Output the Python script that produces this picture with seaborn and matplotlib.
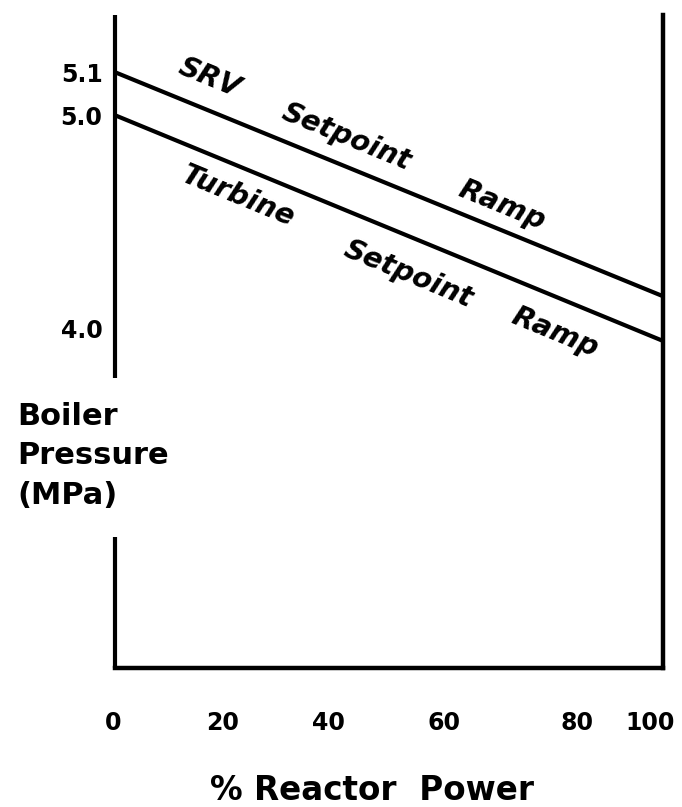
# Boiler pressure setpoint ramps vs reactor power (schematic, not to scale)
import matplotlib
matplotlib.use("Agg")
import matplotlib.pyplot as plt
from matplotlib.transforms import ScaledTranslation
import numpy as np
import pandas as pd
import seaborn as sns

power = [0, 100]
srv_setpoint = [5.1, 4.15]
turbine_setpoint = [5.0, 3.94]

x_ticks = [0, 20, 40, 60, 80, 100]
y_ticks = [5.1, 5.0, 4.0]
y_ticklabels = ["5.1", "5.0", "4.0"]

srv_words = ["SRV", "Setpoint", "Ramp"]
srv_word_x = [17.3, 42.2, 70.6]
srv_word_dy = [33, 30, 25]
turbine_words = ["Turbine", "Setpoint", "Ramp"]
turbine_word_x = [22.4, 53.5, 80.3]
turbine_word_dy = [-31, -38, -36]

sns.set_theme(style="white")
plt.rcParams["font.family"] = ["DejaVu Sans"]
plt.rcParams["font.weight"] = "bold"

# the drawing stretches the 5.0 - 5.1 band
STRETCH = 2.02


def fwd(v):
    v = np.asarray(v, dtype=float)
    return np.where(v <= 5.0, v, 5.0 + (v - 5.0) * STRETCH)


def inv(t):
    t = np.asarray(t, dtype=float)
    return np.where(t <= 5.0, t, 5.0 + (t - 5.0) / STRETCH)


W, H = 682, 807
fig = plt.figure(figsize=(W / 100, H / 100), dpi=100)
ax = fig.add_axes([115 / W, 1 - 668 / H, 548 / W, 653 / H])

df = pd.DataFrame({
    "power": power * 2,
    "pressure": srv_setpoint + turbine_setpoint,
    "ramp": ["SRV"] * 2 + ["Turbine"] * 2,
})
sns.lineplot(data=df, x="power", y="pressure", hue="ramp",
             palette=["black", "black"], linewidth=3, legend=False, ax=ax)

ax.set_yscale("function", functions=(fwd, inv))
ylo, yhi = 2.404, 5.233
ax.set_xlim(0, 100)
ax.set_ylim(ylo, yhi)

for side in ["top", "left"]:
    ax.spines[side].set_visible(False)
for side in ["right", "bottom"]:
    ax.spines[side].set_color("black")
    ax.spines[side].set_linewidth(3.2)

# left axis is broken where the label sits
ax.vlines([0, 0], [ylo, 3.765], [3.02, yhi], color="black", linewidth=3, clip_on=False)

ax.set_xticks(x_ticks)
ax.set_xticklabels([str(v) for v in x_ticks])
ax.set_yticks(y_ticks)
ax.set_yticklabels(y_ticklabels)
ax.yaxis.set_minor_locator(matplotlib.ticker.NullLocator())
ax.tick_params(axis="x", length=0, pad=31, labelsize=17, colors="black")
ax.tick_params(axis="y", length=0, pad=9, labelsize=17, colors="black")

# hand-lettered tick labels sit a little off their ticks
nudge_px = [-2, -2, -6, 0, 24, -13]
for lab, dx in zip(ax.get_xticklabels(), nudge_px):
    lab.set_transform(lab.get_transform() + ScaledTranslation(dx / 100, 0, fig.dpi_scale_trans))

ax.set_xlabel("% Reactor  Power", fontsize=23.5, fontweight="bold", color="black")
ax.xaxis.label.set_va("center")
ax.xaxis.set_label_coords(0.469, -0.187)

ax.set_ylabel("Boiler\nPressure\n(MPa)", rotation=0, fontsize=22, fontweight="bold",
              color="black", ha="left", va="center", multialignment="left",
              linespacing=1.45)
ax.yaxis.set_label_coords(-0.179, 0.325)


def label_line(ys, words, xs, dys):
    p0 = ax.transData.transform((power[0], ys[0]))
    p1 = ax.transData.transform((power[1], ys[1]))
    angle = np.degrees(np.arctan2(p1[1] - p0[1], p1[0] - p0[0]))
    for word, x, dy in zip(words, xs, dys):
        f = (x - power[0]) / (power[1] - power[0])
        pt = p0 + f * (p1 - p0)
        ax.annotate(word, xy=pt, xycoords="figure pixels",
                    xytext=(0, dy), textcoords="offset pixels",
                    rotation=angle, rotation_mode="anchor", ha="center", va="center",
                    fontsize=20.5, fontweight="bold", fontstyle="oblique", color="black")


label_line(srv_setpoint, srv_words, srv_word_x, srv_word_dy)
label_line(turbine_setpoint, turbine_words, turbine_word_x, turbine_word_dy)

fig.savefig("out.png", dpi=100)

* * * * * * *

**Problem to work on:** Without any pictures, reproduce the lines from the first one in the material through the line that has "turbine_setpoint = [5.0, 3.94]", exactly as they appear.

**Exercise output:**
Output the Python script that produces this picture with seaborn and matplotlib.
# Boiler pressure setpoint ramps vs reactor power (schematic, not to scale)
import matplotlib
matplotlib.use("Agg")
import matplotlib.pyplot as plt
from matplotlib.transforms import ScaledTranslation
import numpy as np
import pandas as pd
import seaborn as sns

power = [0, 100]
srv_setpoint = [5.1, 4.15]
turbine_setpoint = [5.0, 3.94]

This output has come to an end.